Dijital İkiz teknolojisi ile üretim anlayışına yeni bir soluk getirdiklerini dile getiren Siemens Türkiye Yönetim Kurulu Başkanı ve CEO'su Hüseyin Gelis, "Siemens'in Dijital İkiz teknolojisi sayesinde şirket ve kurumların araştırma, test ve üretim süreçleri çok daha hızlı, verimli ve ekonomik hale geliyor. Bugüne kadar bu teknolojisini kullanarak gerçekleştirdiğimiz dijitalizasyon projeleri ile, şirketlerin hızlı ve ucuz sanal testler yapmasını, hatta yeni ürün geliştirme ve pazara çıkış sürelerinin kısalmasını sağladık. Siemens'in Dijital İkiz teknolojisi ile dijital üretime geçilebilirken, butik üretimin de gelişmesini, giderek yaygınlaşmasını sağlıyoruz" dedi. Siemens'in Maserati fabrikasında gerçekleştirdiği dijitalizasyon projesi bu anlamda iyi bir örnek teşkil ediyor. Maserati'nin Ghibli modelini ürettiği fabrikasında gerçekleştirilen dijital dönüşüm sayesinde yeni ürün geliştirme süresi yüzde 30 kısaltıldı. Ürünlerin pazara çıkış süresi ise 30 aydan 16 aya düşürüldü. Bu sayede üç kat daha fazla araç üretilebiliyor.
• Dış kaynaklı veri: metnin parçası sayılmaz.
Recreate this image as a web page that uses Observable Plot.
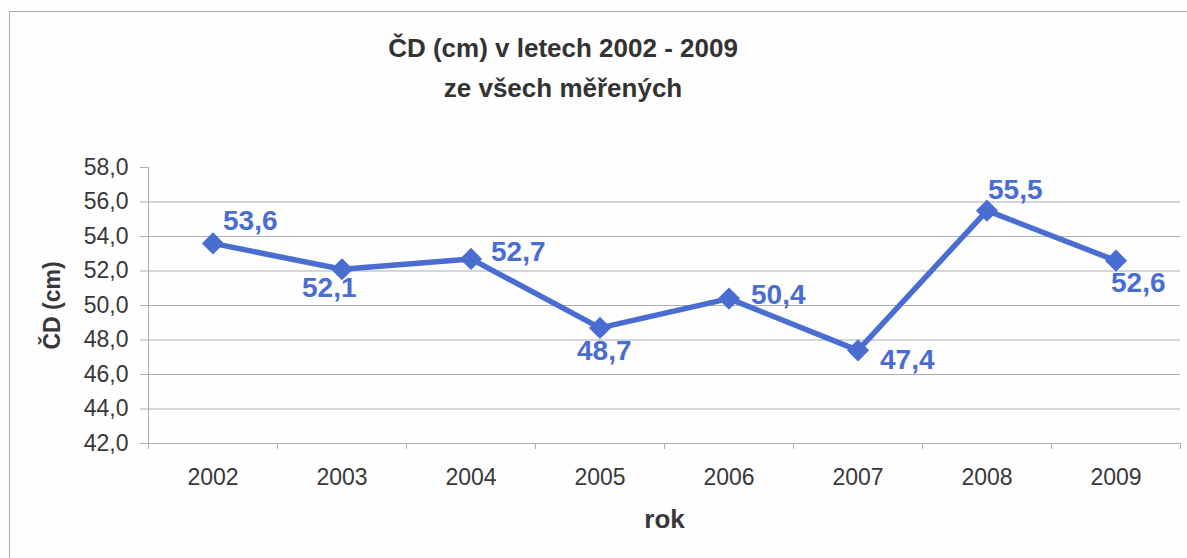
<!DOCTYPE html>
<html><head><meta charset="utf-8">
<script src="https://cdn.jsdelivr.net/npm/d3@7"></script>
<script src="https://cdn.jsdelivr.net/npm/@observablehq/plot@0.6"></script>
<style>
html,body{margin:0;padding:0;background:#fff;overflow:hidden;}
#wrap{position:relative;width:1187px;height:558px;overflow:hidden;background:#fefefe;font-family:"Liberation Sans",Arial,sans-serif;}
#frame{position:absolute;left:9px;top:11px;width:1300px;height:700px;border:1px solid #a9a9a9;box-sizing:border-box;}
#title{position:relative;width:1126px;height:103px;padding-top:28px;text-align:center;font-weight:bold;font-size:26px;line-height:40px;color:#333;}
#chart{position:relative;}
#chart svg{display:block}
</style></head>
<body><div id="wrap"><div id="frame"></div><div id="title"></div><div id="chart"></div></div>
<script>
const titleLines = ["ČD (cm) v letech 2002 - 2009", "ze všech měřených"];
const years = ["2002", "2003", "2004", "2005", "2006", "2007", "2008", "2009"];
const values = [53.6, 52.1, 52.7, 48.7, 50.4, 47.4, 55.5, 52.6];
const yTicks = [42, 44, 46, 48, 50, 52, 54, 56, 58];
const xLabel = "rok";
const yLabel = "ČD (cm)";
// label offsets (style), per point [dx, dy]
const labelOffsets = [[10,-22],[-40,19],[20,-7],[-23,23],[22,-4],[22,10],[1,-21],[-5,22]];

const blue = "#4a6dd1";
const grid = "#a9afb5";
const textColor = "#383838";
const font = "'Liberation Sans', Arial, sans-serif";
const fmt = v => v.toFixed(1).replace(".", ",");

document.getElementById("title").innerHTML = titleLines.map(t => `<div>${t}</div>`).join("");

const data = years.map((y, i) => ({i, year: y, value: values[i]}));
const boundaries = d3.range(-0.5, years.length, 1);

const plot = Plot.plot({
  width: 1187, height: 428,
  marginLeft: 148, marginRight: 7, marginTop: 36, marginBottom: 116,
  style: {fontFamily: font, background: "transparent", overflow: "visible"},
  x: {type: "linear", domain: [-0.5, years.length - 0.5], axis: null},
  y: {domain: [42, 58], axis: null},
  marks: [
    Plot.gridY(yTicks.filter(t => t < 58), {stroke: grid, strokeOpacity: 1, strokeWidth: 1}),
    Plot.ruleX([-0.5], {y1: 42, y2: 58, stroke: grid, strokeWidth: 1}),
    Plot.axisY(yTicks, {tickSize: 8, tickPadding: 12, tickFormat: fmt, fontSize: 23, stroke: grid, fill: textColor, label: null}),
    Plot.axisX(boundaries, {tickSize: 6, tickFormat: () => "", stroke: grid, label: null}),
    Plot.axisX(d3.range(years.length), {tickSize: 0, tickPadding: 25, tickFormat: i => years[i], fontSize: 23, fill: textColor, label: null}),
    Plot.line(data, {x: "i", y: "value", stroke: blue, strokeWidth: 5.5}),
    Plot.dot(data, {x: "i", y: "value", symbol: "diamond2", r: 10, fill: blue, stroke: null}),
    ...data.map((d, i) => Plot.text([d], {
      x: "i", y: "value", text: e => fmt(e.value), textAnchor: "start",
      dx: labelOffsets[i][0], dy: labelOffsets[i][1],
      fill: blue, fontSize: 28, fontWeight: "bold"
    })),
    Plot.text([xLabel], {frameAnchor: "bottom", dy: 84, text: d => d, fontSize: 26, fontWeight: "bold", fill: textColor}),
    Plot.text([yLabel], {frameAnchor: "left", dx: -96, dy: 44, rotate: -90, text: d => d, fontSize: 23, fontWeight: "bold", fill: textColor})
  ]
});
document.getElementById("chart").appendChild(plot);
</script>
</body></html>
TURKCELL'LE ÖNEMLİ İŞBİRLİĞİ
Siemens'in dijitalizasyon konusundaki başarı hikâyelerinin Türkiye'de de hızla çoğaldığını belirten Hüseyin Gelis, "Turkcell ile hayata geçirdiğimiz dijital işbirliği ile nesnelerin interneti teknolojisinden yararlanıyoruz" dedi. Bu işbirliği ile Siemens'in Türk mühendislerinin geliştirdiği yazılım, Turkcell'in Akıllı Ev Platformu ile entegrasyon sağlayacak. Bu da yüzde 30 enerji tasarrufu getirecek.
SABANCI: RAHMİCİĞİM ÇOK YAKIŞIKLISIN
Türkiye'de ilk görüntülü telefon görüşmesi 1995'te Siemens teknolojisi ile gerçekleşmişti. 1995'teki bir fotografı gösteren Gelis ilginç bir anekdotu anlattı: "İlk görüşmeyi Sabancı Holding Yönetim Kurulu Başkanı Sakıp Sabancı ile Koç Holding Yönetim Kurulu Başkanı Rahmi Koç'a yaptırmıştık. Sakıp Bey'in ilk sözü 'Rahmiciğim çok yakışıklısın' olmuştu." Siemens'in Türkiye'yi inovasyon üsleri arasına aldığına vurgu yapan Gelis, "Bu yıl Ar-Ge harcamalarımız yüzde 25 artarak 34 milyon euroya çıkacak" dedi.